Will the ‘Georgia Five’ Reenergize Black Voters?

Five black female candidates, dubbed the 'Georgia Five' have already made history, but their involvement could have broader implications.
While most media attention has rested on the governorship and Georgia’s State Senate, 5 other statewide races have the potential to create a ground-swell with the state’s African-American community. Five black female candidates, dubbed the ‘Georgia Five,’ have already made history, but their involvement could have broader implications.

In 2008, then-candidate Obama was at the top of the 2008 presidential ticket and African-American voter participation in Georgia exploded. Over 350,000 new black voters turned out to vote; a 42 percent increase from 2004. Consequently, Republican U.S. Senator Saxby Chambliss couldn’t escape a runoff against his Democratic opponent, Jim Martin. The two advanced with 49.8 percent to 46.8 percent, respectively.

Whether or not the Georgia Five can provoke the same turnout among African-Americans remains to be seen.

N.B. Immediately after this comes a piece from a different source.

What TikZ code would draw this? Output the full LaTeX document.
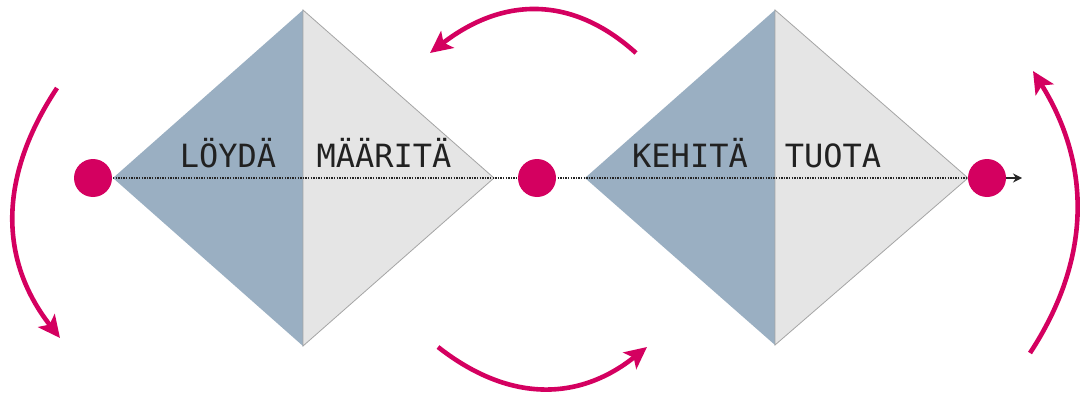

However, even marginally similar results may serve candidates further up the ballot, like gubernatorial candidate Jason Carter or U.S. Senate hopeful Michelle Nunn.

Meet the Georgia Five:

georgia-five

Four of the five hail from various levels of public service: Stokes is a former state senator; Shipp’s a former member of the Georgia House of Representatives; Wilson joined the School Boards Assn. in 2009 and became president in 2012. Doreen Carter was elected to the Lithonia City Council in 2007 and went on to serve as president of the city’s Chamber of Commerce.

Elizabeth ‘Liz’ Johnson touts a background in the insurance industry and was elected to the Democratic National Committee.

Most of the Georgia Five have steadily climbed in the polls:

Connie Stokes has made the largest leap. She’s up to 42 percent against her Republican opponent, Casey Cagle, who is at 49 percent. In August, Stokes was around 36 percent, according to Survey USA.

Doreen Carter has managed significant gains against Republican Brian Kemp. Since August, she has closed a 17-point gap by 10, and now trails Kemp 41 percent to 48 percent.

Liz Johnson has struggled to narrow Republican Ralph Hudgens’ 8-point lead. Since October, both the frontrunners have chipped away at undecided voters and the latest WBRL poll shows Johnson trailing Hudgens 37 percent to 45 percent, respectively.

Valarie Wilson stood at 40 percent 3 weeks ago, with Republican incumbent Richard Woods at 46 percent. While polling data is limited, Wilson has seen a boost from State School Superintendent Dr. John Barge’s endorsement, which he made earlier this week. Dr. Barge lost to Governor Nathan Deal in the closed Republican primary. Unfortunately, polling data for the labor commissioner’s race has been scarce.

The bump in African-American turnout would need to be substantial for Carter or Nunn to see a serious result.
Perhaps the rising Georgia Five tide could help the top of the Democratic ticket. A recent CNN poll shows the gubernatorial challenger, Jason Carter, just ahead of incumbent Republican Nathan Deal by 2 points, within the margin of error. Polling from September showed Deal ahead by an average of 2 points. Likewise, since the May primary, Carter has managed to slowly narrow Governor Deal’s initial 6-point lead.

The same CNN poll showed U.S. Senate hopeful Michelle Nunn (D) with a 2-point edge over Republican David Perdue (R).

The phenomena of down-ballot races turning out the vote for top-ticket seats is counter to typical electoral dynamics. Usually a big name at the top of the ballot, like Obama in 2008, is what fuels the turnout fires. The bump in African-American turnout would need to be substantial for Carter or Nunn to see a serious result.